(Given request): Repeat the listing exactly as given, omitting every image.

(Dataset extract):

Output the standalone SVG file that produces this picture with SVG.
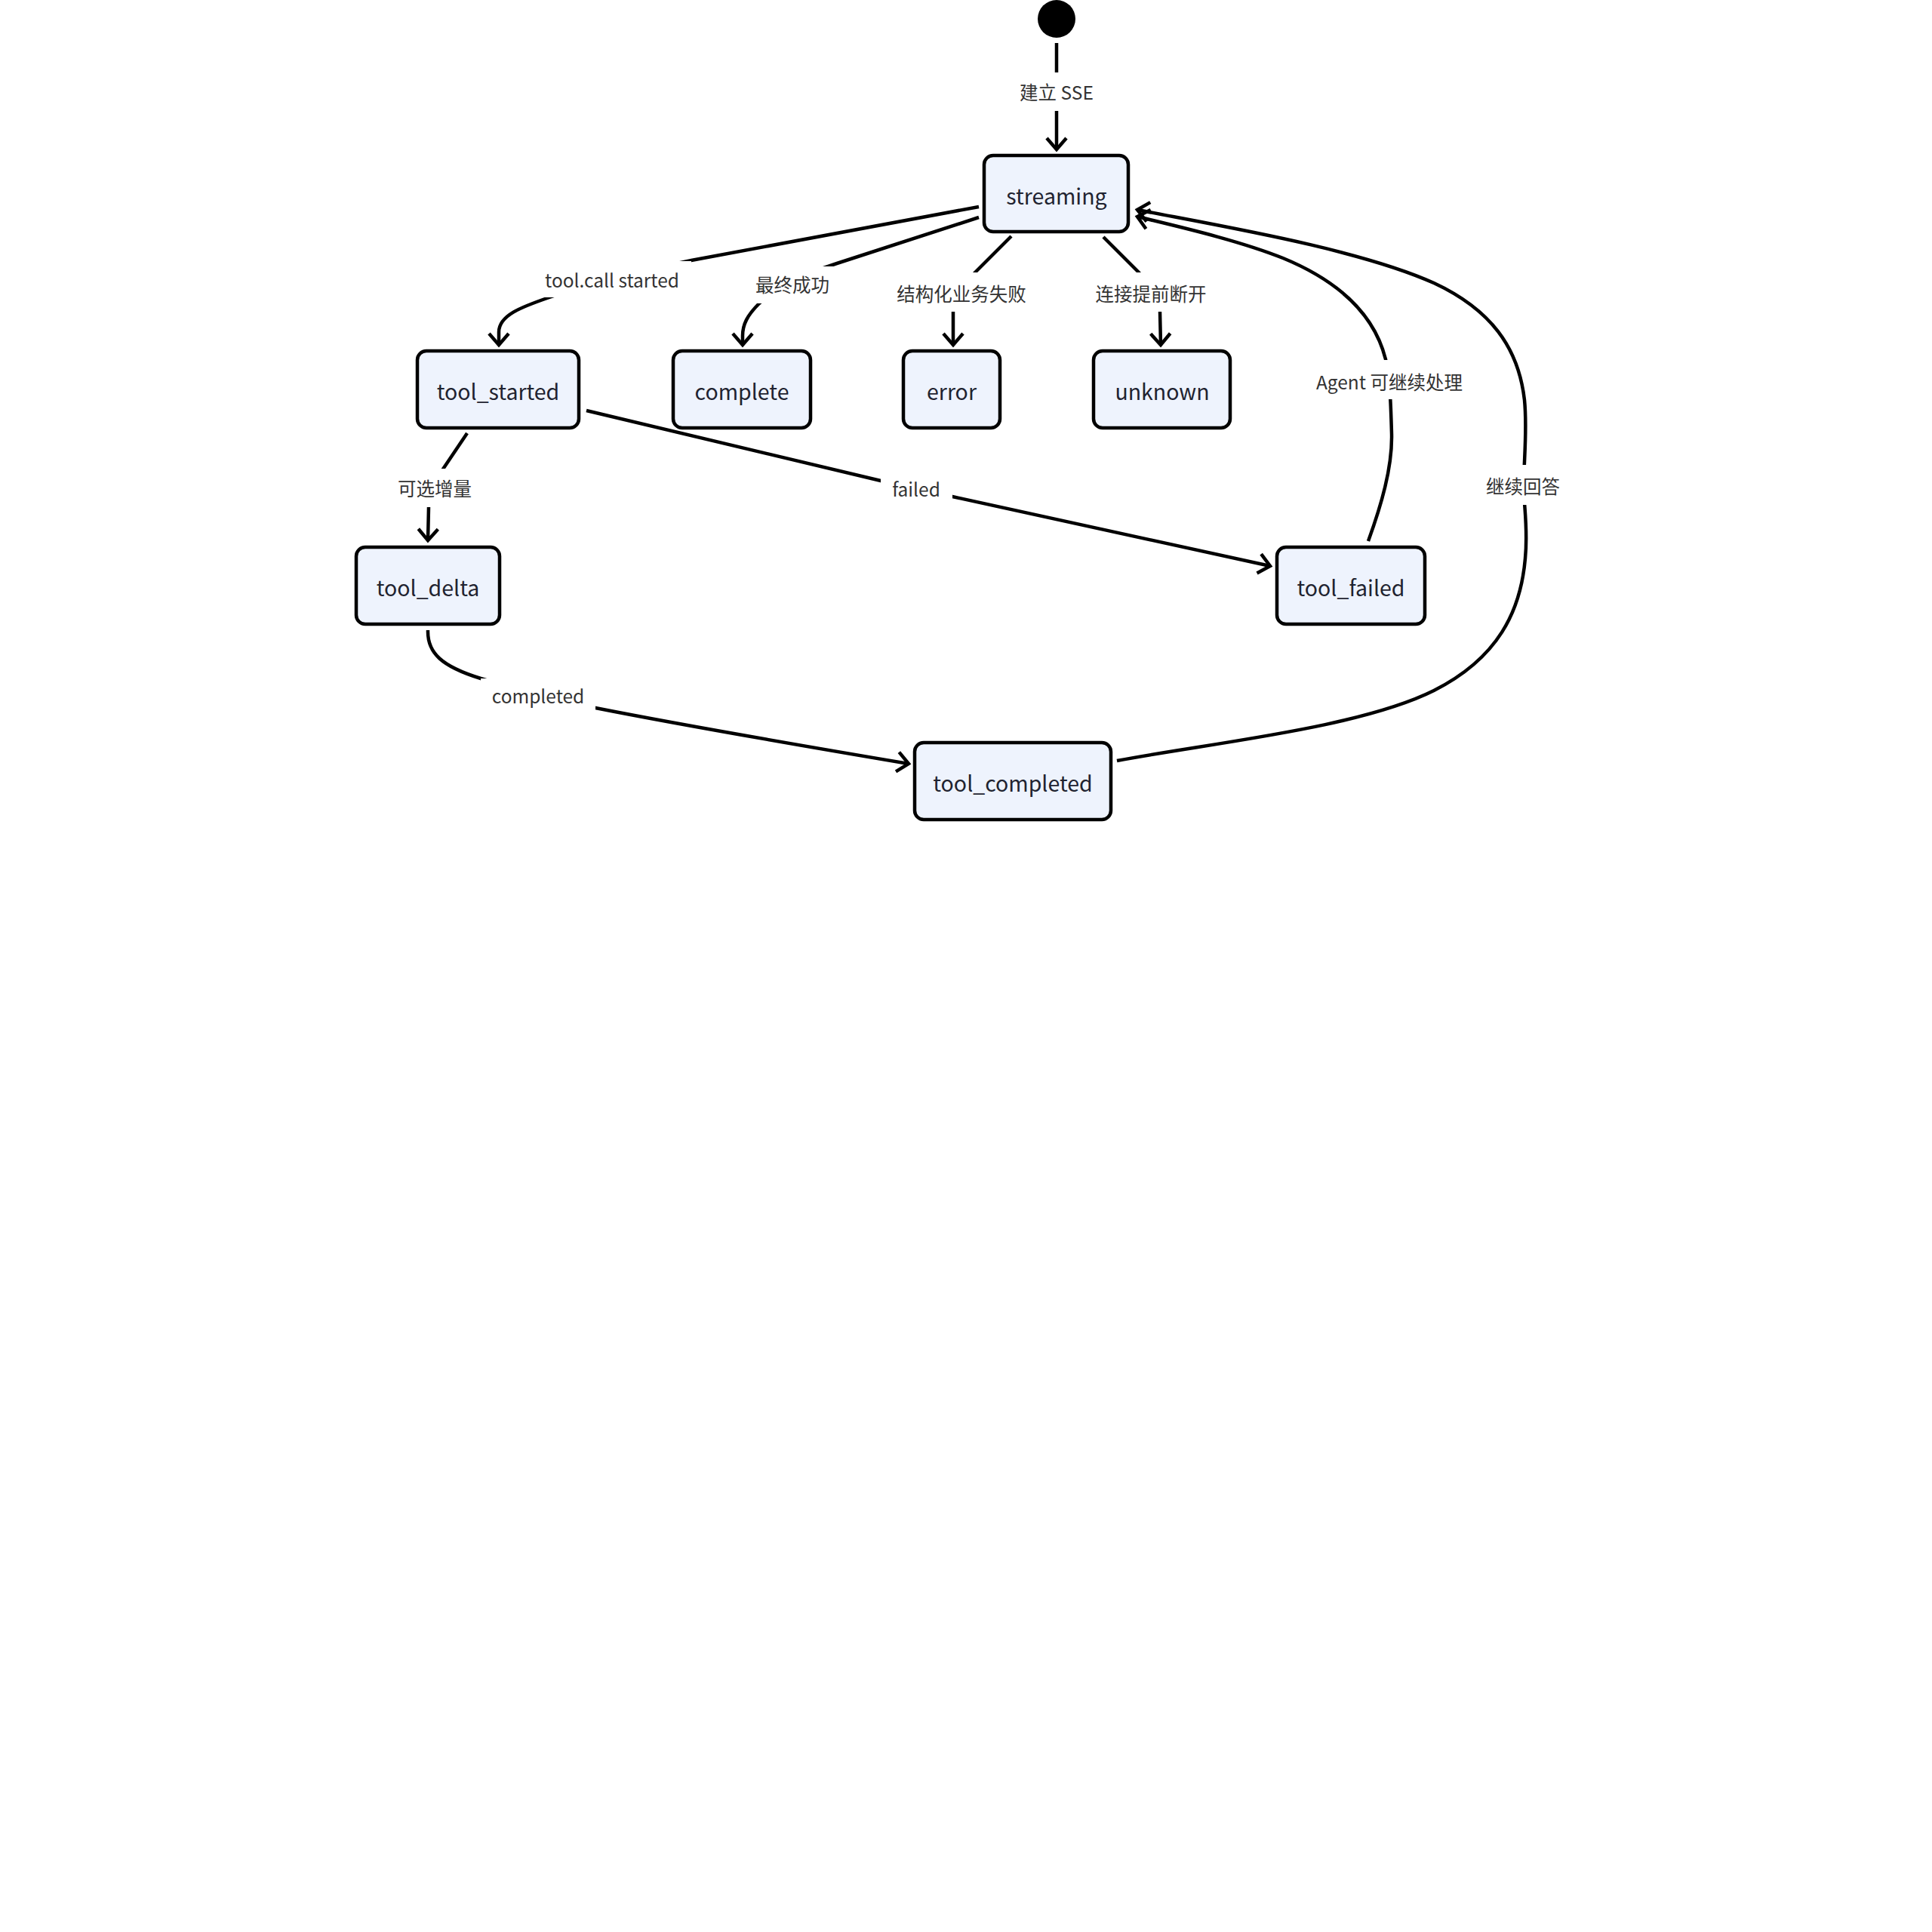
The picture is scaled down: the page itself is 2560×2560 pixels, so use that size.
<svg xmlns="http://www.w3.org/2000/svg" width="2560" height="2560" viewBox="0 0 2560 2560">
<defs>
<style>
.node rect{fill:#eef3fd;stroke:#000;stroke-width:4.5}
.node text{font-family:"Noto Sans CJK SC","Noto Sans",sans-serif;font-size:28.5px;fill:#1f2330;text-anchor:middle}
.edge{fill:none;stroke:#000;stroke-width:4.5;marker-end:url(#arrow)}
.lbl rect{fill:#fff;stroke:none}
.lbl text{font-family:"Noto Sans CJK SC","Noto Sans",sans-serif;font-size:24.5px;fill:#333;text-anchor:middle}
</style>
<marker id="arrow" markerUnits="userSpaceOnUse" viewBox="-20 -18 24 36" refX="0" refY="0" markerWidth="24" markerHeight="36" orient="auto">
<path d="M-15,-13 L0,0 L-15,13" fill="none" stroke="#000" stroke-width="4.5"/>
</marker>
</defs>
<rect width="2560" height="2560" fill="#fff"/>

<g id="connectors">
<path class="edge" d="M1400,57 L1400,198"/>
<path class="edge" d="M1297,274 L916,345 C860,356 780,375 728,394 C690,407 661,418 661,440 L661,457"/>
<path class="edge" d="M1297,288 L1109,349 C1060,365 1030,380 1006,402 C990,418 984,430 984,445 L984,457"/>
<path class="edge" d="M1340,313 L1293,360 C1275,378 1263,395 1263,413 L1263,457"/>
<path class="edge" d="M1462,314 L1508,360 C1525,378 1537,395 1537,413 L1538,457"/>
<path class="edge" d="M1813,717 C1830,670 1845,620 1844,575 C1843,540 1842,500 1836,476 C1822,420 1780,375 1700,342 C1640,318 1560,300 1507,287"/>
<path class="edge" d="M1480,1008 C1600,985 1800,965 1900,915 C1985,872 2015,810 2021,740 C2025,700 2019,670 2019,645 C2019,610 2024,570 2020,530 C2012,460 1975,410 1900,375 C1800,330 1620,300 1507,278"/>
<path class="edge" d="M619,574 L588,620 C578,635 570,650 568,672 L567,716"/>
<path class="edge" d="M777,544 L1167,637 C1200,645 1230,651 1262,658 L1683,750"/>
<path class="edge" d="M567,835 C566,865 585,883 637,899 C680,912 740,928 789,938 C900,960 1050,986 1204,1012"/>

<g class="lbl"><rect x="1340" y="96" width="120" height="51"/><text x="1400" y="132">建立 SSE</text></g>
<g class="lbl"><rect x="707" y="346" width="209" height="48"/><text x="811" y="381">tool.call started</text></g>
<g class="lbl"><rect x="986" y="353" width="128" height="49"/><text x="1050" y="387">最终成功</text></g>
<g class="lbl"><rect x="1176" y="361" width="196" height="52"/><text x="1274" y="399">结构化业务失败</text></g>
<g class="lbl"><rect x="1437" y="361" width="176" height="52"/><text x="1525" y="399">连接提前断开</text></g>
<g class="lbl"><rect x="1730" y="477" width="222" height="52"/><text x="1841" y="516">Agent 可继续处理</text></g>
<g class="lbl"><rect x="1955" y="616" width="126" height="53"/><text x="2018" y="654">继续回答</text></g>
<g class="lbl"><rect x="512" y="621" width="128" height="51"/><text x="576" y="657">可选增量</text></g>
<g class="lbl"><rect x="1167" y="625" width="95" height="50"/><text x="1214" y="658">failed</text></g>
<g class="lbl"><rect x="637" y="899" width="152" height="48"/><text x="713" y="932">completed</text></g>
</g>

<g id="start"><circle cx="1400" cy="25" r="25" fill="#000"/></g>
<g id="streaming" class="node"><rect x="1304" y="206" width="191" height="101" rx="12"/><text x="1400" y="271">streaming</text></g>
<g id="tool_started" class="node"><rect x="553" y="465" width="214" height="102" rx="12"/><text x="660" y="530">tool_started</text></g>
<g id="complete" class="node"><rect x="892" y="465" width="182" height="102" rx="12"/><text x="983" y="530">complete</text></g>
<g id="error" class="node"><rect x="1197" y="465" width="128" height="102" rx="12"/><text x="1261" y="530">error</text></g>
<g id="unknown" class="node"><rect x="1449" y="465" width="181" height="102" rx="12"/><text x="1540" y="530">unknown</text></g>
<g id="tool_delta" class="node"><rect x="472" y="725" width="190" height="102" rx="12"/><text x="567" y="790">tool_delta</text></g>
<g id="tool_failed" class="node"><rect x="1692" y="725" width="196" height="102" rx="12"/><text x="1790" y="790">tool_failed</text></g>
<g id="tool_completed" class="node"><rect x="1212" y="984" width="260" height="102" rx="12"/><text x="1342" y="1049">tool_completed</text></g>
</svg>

(Reply to the task):
Output the standalone SVG file that produces this picture with SVG.
The picture is scaled down: the page itself is 2560×2560 pixels, so use that size.
<svg xmlns="http://www.w3.org/2000/svg" width="2560" height="2560" viewBox="0 0 2560 2560">
<defs>
<style>
.node rect{fill:#eef3fd;stroke:#000;stroke-width:4.5}
.node text{font-family:"Noto Sans CJK SC","Noto Sans",sans-serif;font-size:28.5px;fill:#1f2330;text-anchor:middle}
.edge{fill:none;stroke:#000;stroke-width:4.5;marker-end:url(#arrow)}
.lbl rect{fill:#fff;stroke:none}
.lbl text{font-family:"Noto Sans CJK SC","Noto Sans",sans-serif;font-size:24.5px;fill:#333;text-anchor:middle}
</style>
<marker id="arrow" markerUnits="userSpaceOnUse" viewBox="-20 -18 24 36" refX="0" refY="0" markerWidth="24" markerHeight="36" orient="auto">
<path d="M-15,-13 L0,0 L-15,13" fill="none" stroke="#000" stroke-width="4.5"/>
</marker>
</defs>
<rect width="2560" height="2560" fill="#fff"/>

<g id="connectors">
<path class="edge" d="M1400,57 L1400,198"/>
<path class="edge" d="M1297,274 L916,345 C860,356 780,375 728,394 C690,407 661,418 661,440 L661,457"/>
<path class="edge" d="M1297,288 L1109,349 C1060,365 1030,380 1006,402 C990,418 984,430 984,445 L984,457"/>
<path class="edge" d="M1340,313 L1293,360 C1275,378 1263,395 1263,413 L1263,457"/>
<path class="edge" d="M1462,314 L1508,360 C1525,378 1537,395 1537,413 L1538,457"/>
<path class="edge" d="M1813,717 C1830,670 1845,620 1844,575 C1843,540 1842,500 1836,476 C1822,420 1780,375 1700,342 C1640,318 1560,300 1507,287"/>
<path class="edge" d="M1480,1008 C1600,985 1800,965 1900,915 C1985,872 2015,810 2021,740 C2025,700 2019,670 2019,645 C2019,610 2024,570 2020,530 C2012,460 1975,410 1900,375 C1800,330 1620,300 1507,278"/>
<path class="edge" d="M619,574 L588,620 C578,635 570,650 568,672 L567,716"/>
<path class="edge" d="M777,544 L1167,637 C1200,645 1230,651 1262,658 L1683,750"/>
<path class="edge" d="M567,835 C566,865 585,883 637,899 C680,912 740,928 789,938 C900,960 1050,986 1204,1012"/>

<g class="lbl"><rect x="1340" y="96" width="120" height="51"/><text x="1400" y="132">建立 SSE</text></g>
<g class="lbl"><rect x="707" y="346" width="209" height="48"/><text x="811" y="381">tool.call started</text></g>
<g class="lbl"><rect x="986" y="353" width="128" height="49"/><text x="1050" y="387">最终成功</text></g>
<g class="lbl"><rect x="1176" y="361" width="196" height="52"/><text x="1274" y="399">结构化业务失败</text></g>
<g class="lbl"><rect x="1437" y="361" width="176" height="52"/><text x="1525" y="399">连接提前断开</text></g>
<g class="lbl"><rect x="1730" y="477" width="222" height="52"/><text x="1841" y="516">Agent 可继续处理</text></g>
<g class="lbl"><rect x="1955" y="616" width="126" height="53"/><text x="2018" y="654">继续回答</text></g>
<g class="lbl"><rect x="512" y="621" width="128" height="51"/><text x="576" y="657">可选增量</text></g>
<g class="lbl"><rect x="1167" y="625" width="95" height="50"/><text x="1214" y="658">failed</text></g>
<g class="lbl"><rect x="637" y="899" width="152" height="48"/><text x="713" y="932">completed</text></g>
</g>

<g id="start"><circle cx="1400" cy="25" r="25" fill="#000"/></g>
<g id="streaming" class="node"><rect x="1304" y="206" width="191" height="101" rx="12"/><text x="1400" y="271">streaming</text></g>
<g id="tool_started" class="node"><rect x="553" y="465" width="214" height="102" rx="12"/><text x="660" y="530">tool_started</text></g>
<g id="complete" class="node"><rect x="892" y="465" width="182" height="102" rx="12"/><text x="983" y="530">complete</text></g>
<g id="error" class="node"><rect x="1197" y="465" width="128" height="102" rx="12"/><text x="1261" y="530">error</text></g>
<g id="unknown" class="node"><rect x="1449" y="465" width="181" height="102" rx="12"/><text x="1540" y="530">unknown</text></g>
<g id="tool_delta" class="node"><rect x="472" y="725" width="190" height="102" rx="12"/><text x="567" y="790">tool_delta</text></g>
<g id="tool_failed" class="node"><rect x="1692" y="725" width="196" height="102" rx="12"/><text x="1790" y="790">tool_failed</text></g>
<g id="tool_completed" class="node"><rect x="1212" y="984" width="260" height="102" rx="12"/><text x="1342" y="1049">tool_completed</text></g>
</svg>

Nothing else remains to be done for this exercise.